L’expert, spécialiste de médecine physique et de réadaptation estimait que : « (…) Le fait de ne pas avoir prescrit un bilan radiographique du genou et de la jambe gauches dans les suites de la chute de la patiente de son fauteuil roulant, lors des 4 consultations réalisées par les médecins généralistes qui se sont succédé auprès de la patiente, constituait une faute indiscutable et un manquement aux règles de la science médicale d’autant que la patiente et son mari soulignaient qu’ils avaient évoqué à chaque visite médicale, les circonstances de survenue de la chute.
Le premier médecin, consulté 72 heures après la chute, avait prescrit un doppler veineux du membre inférieur gauche. Cette prescription n’était pas illogique en soi, car la survenue de thromboses veineuses est fréquente chez les paraplégiques et qu’existait un œdème conséquent. Il n’en reste pas moins que le premier examen à demander après une chute chez une patiente dépourvue de sensibilité, et donc de douleurs, dès lors qu’il existe des signes cliniques, reste, selon les règles de l’art, une radiographie standard.
Il en est, de même, concernant le second généraliste, médecin traitant de la patiente, qui l’a vue à deux reprises et qui n’a pas jugé utile malgré le rappel du fait traumatique par le couple, de prescrire un bilan radiographique.
Des remarques identiques s’appliquent au troisième médecin qui, outre le rappel des faits par la patiente, disposait du compte-rendu du doppler veineux réalisé le 29 décembre 2008 faisant état dans les indications
ʺ…ayant présenté un épisode traumatique par chute en novembre 2008ʺ. Par ailleurs, à cette date, soit plus d’un mois après les faits, il existait une déformation évidente de la jambe gauche, d’après la patiente et son mari, notamment en position de décubitus. (à noter que les examens pratiqués par les médecins généralistes et les radiologues avaient toujours été
réalisés, en station assise, au fauteuil roulant) (…) »

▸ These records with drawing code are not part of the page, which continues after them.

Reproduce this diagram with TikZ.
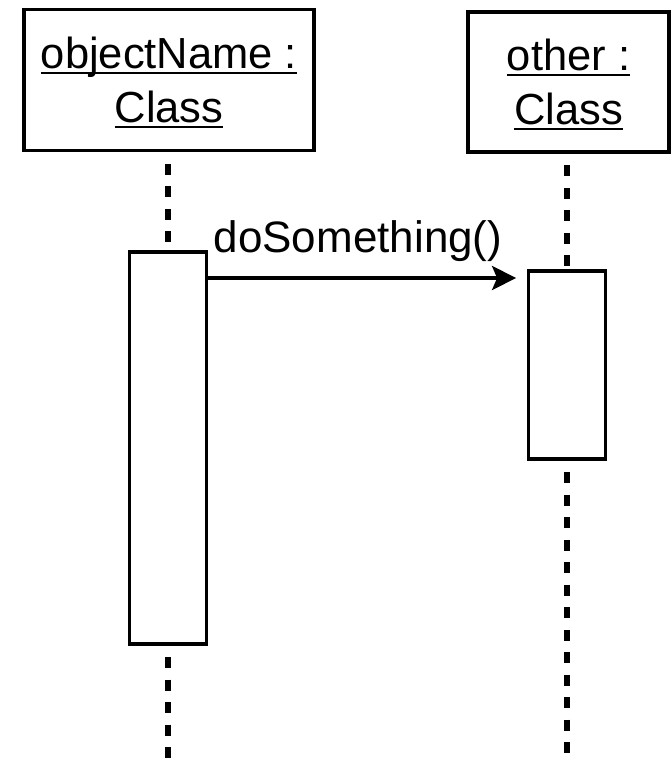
\documentclass[tikz,border=0pt]{standalone}
\usepackage{fontspec}
\setmainfont{Liberation Sans}
\usetikzlibrary{arrows.meta}
\newcommand{\myul}[1]{\setbox0=\hbox{#1}\rlap{\rule[-0.13em]{\wd0}{0.05em}}\box0}
\tikzset{
  hdr/.style={draw, line width=3.8pt, fill=white, align=center, inner sep=0pt,
    font=\fontsize{43.5}{54}\selectfont},
  actbox/.style={draw, line width=3.3pt, fill=white, minimum width=76.5pt, inner sep=0pt},
  lifeline/.style={line width=6pt, dash pattern=on 11pt off 11.5pt, dash phase=11pt},
  msg/.style={line width=4pt, -{Stealth[length=24pt, width=24pt, inset=5pt]}},
  lbl/.style={font=\fontsize{44}{50}\selectfont, inner sep=0pt}
}
\begin{document}
\begin{tikzpicture}[x=1pt, y=-1pt]
\useasboundingbox (0,0) rectangle (672,761);
\node[hdr, minimum width=290pt, minimum height=141pt] (objA) at (169,80) {\rule{0pt}{36pt}\myul{objectName :}\\\myul{Class}};
\node[hdr, minimum width=201pt, minimum height=140pt] (objB) at (568.5,82) {\rule{0pt}{36pt}\myul{other :}\\\myul{Class}};
\coordinate (endA) at (168,761);
\coordinate (endB) at (567,761);
\node[actbox, minimum height=392pt] (actA) at (168,448) {};
\node[actbox, minimum height=188pt] (actB) at (567,365) {};
\draw[lifeline] (objA.south -| actA.center) -- (actA.north);
\draw[lifeline] (actA.south) -- (endA);
\draw[lifeline] (objB.south -| actB.center) -- (actB.north);
\draw[lifeline] (actB.south) -- (endB);
\node[actbox, minimum height=392pt] (actAtop) at (actA) {};
\node[actbox, minimum height=188pt] (actBtop) at (actB) {};
\draw[msg, shorten >=11pt] (actAtop.east |- 0,278) -- (actBtop.west |- 0,278);
\node[lbl, anchor=base] (msgl) at (358,252) {doSomething()};
\end{tikzpicture}
\end{document}
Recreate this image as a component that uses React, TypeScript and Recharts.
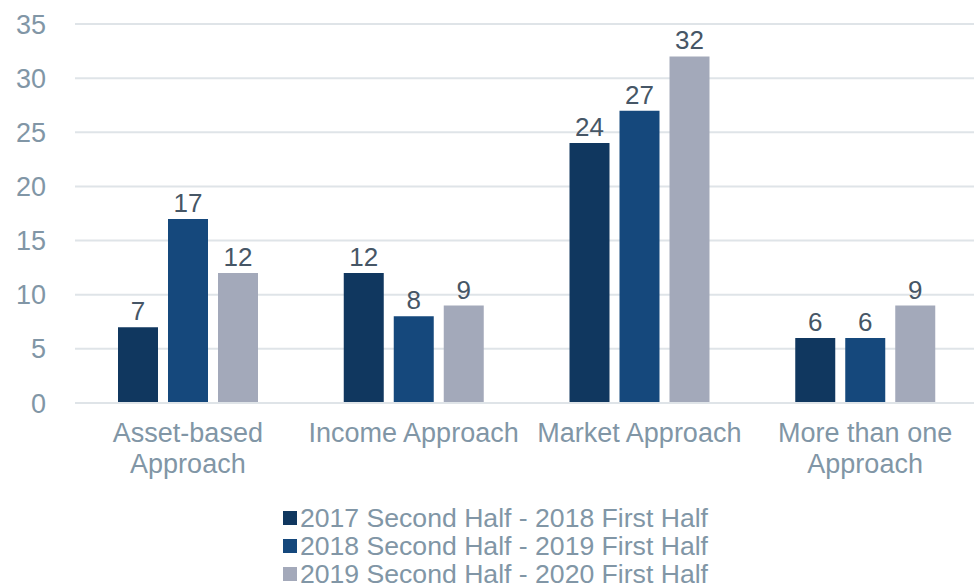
import { BarChart, Bar, XAxis, YAxis, CartesianGrid, LabelList, Legend } from 'recharts';

const categories = ['Asset-based\nApproach', 'Income Approach', 'Market Approach', 'More than one\nApproach'];
const seriesNames = [
  '2017 Second Half - 2018 First Half',
  '2018 Second Half - 2019 First Half',
  '2019 Second Half - 2020 First Half',
];
const period1 = [7, 12, 24, 6];
const period2 = [17, 8, 27, 6];
const period3 = [12, 9, 32, 9];
const yTicks = [0, 5, 10, 15, 20, 25, 30, 35];

const colors = ['#10375F', '#15487C', '#A3A9BA'];
const FONT = '"Liberation Sans", Arial, sans-serif';
const AXIS_TEXT = '#8196A6';
const LABEL_TEXT = '#465666';

const data = categories.map((name, i) => ({
  name,
  s1: period1[i],
  s2: period2[i],
  s3: period3[i],
}));

function CategoryTick(props: any) {
  const { x, y, payload } = props;
  const lines = String(payload.value).split('\n');
  return (
    <text x={x} y={y} textAnchor="middle" fill={AXIS_TEXT} fontSize={27} fontFamily={FONT}>
      {lines.map((line, i) => (
        <tspan key={i} x={x} dy={31}>
          {line}
        </tspan>
      ))}
    </text>
  );
}

function LegendBox() {
  return (
    <div style={{ height: 88, paddingTop: 4, paddingLeft: 283, boxSizing: 'border-box', fontFamily: FONT }}>
      {seriesNames.map((n, i) => (
        <div key={n} style={{ display: 'flex', alignItems: 'center', height: 28, lineHeight: '28px' }}>
          <span style={{ width: 14, height: 14, background: colors[i], marginRight: 3, display: 'inline-block' }} />
          <span style={{ color: AXIS_TEXT, fontSize: 26.6 }}>{n}</span>
        </div>
      ))}
    </div>
  );
}

export default function App() {
  return (
    <div style={{ position: 'absolute', left: 0, top: 0, width: 974, height: 588, overflow: 'hidden', background: '#fff' }}>
      <BarChart
        width={978}
        height={588}
        data={data}
        margin={{ top: 24, right: 0, left: 0, bottom: 0 }}
        barGap={10}
        barSize={40}
      >
        <CartesianGrid vertical={false} stroke="#DFE4E8" strokeWidth={2} />
        <XAxis
          dataKey="name"
          height={97}
          interval={0}
          tick={<CategoryTick />}
          tickLine={false}
          axisLine={{ stroke: '#DFE4E8', strokeWidth: 2 }}
        />
        <YAxis
          width={75}
          domain={[0, 35]}
          ticks={yTicks}
          tickLine={false}
          axisLine={false}
          tickSize={0}
          tickMargin={29}
          tick={{ fill: AXIS_TEXT, fontSize: 27, fontFamily: FONT }}
        />
        <Legend verticalAlign="bottom" content={<LegendBox />} />
        <Bar dataKey="s1" name={seriesNames[0]} fill={colors[0]} isAnimationActive={false}>
          <LabelList dataKey="s1" position="top" offset={7} fill={LABEL_TEXT} fontSize={26} fontFamily={FONT} />
        </Bar>
        <Bar dataKey="s2" name={seriesNames[1]} fill={colors[1]} isAnimationActive={false}>
          <LabelList dataKey="s2" position="top" offset={7} fill={LABEL_TEXT} fontSize={26} fontFamily={FONT} />
        </Bar>
        <Bar dataKey="s3" name={seriesNames[2]} fill={colors[2]} isAnimationActive={false}>
          <LabelList dataKey="s3" position="top" offset={7} fill={LABEL_TEXT} fontSize={26} fontFamily={FONT} />
        </Bar>
      </BarChart>
    </div>
  );
}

L’expert admettait qu’ « (…) Il s’agissait d’un dossier complexe puisque le doppler prescrit initialement, avait mis en évidence une thrombose veineuse, pouvant expliquer l’œdème (…) » mais il ajoutait qu’ « (…) Un traitement anticoagulant efficace avait permis de retrouver une perméabilité satisfaisante de l’ensemble du réseau veineux profond du membre inférieur gauche, alors que l’œdème persistait (…). A ce propos, l’expert rappelait que le radiologue ayant réalisé le second doppler avait mentionné dans son compte-rendu que : « (…) Cet examen n’explique, donc, pas la persistance de l’œdème (…) ».
En ce qui concernait les trois radiologues, l’expert considérait qu’ils n’avaient commis aucune faute ou manquement.
Concernant la perte de chance subie par la patiente, l’expert estimait qu’ « (…) Une prise en charge immédiate, chirurgicale ou orthopédique, au vue de l’importance de la fracture, aurait permis sa consolidation en position anatomique, éviter le raccourcissement et de ce fait préserver l’autonomie de la patiente… Le fait qu’existait initialement une thrombose veineuse de la jambe avec un traitement anticoagulant en route, à condition qu’il eut été réalisé un doppler veineux du membre inférieur, ce qui est loin d’être courant devant un œdème d’origine traumatique, aurait fait plutôt préconiser un traitement orthopédique sous traitement anticoagulant prolongé, au moins dans un premier temps.
Ce cas aurait pu se présenter si le médecin traitant, lors de sa visite le 1er décembre 2008, soit 6 jours après le traumatisme, avait suspecté le diagnostic de fracture de jambe. En l’absence du diagnostic de thrombose veineuse, l’option chirurgicale aurait probablement été choisie en raison de la complexité de la fracture
(…) ».
Se fondant sur les données du rapport d’expertise, les magistrats jugent que les trois médecins généralistes ont commis des fautes de nature à engager leur responsabilité.
Mais comme l’expert n’avait pas chiffré la perte de chance subie par la patiente, les magistrats ordonnent « un complément d’expertise afin de définir précisément la perte de chance subie, de l’évaluer et de détailler les préjudices strictement imputables au retard de diagnostic ».
Une indemnisation de 10 000 € est versée à titre provisionnel.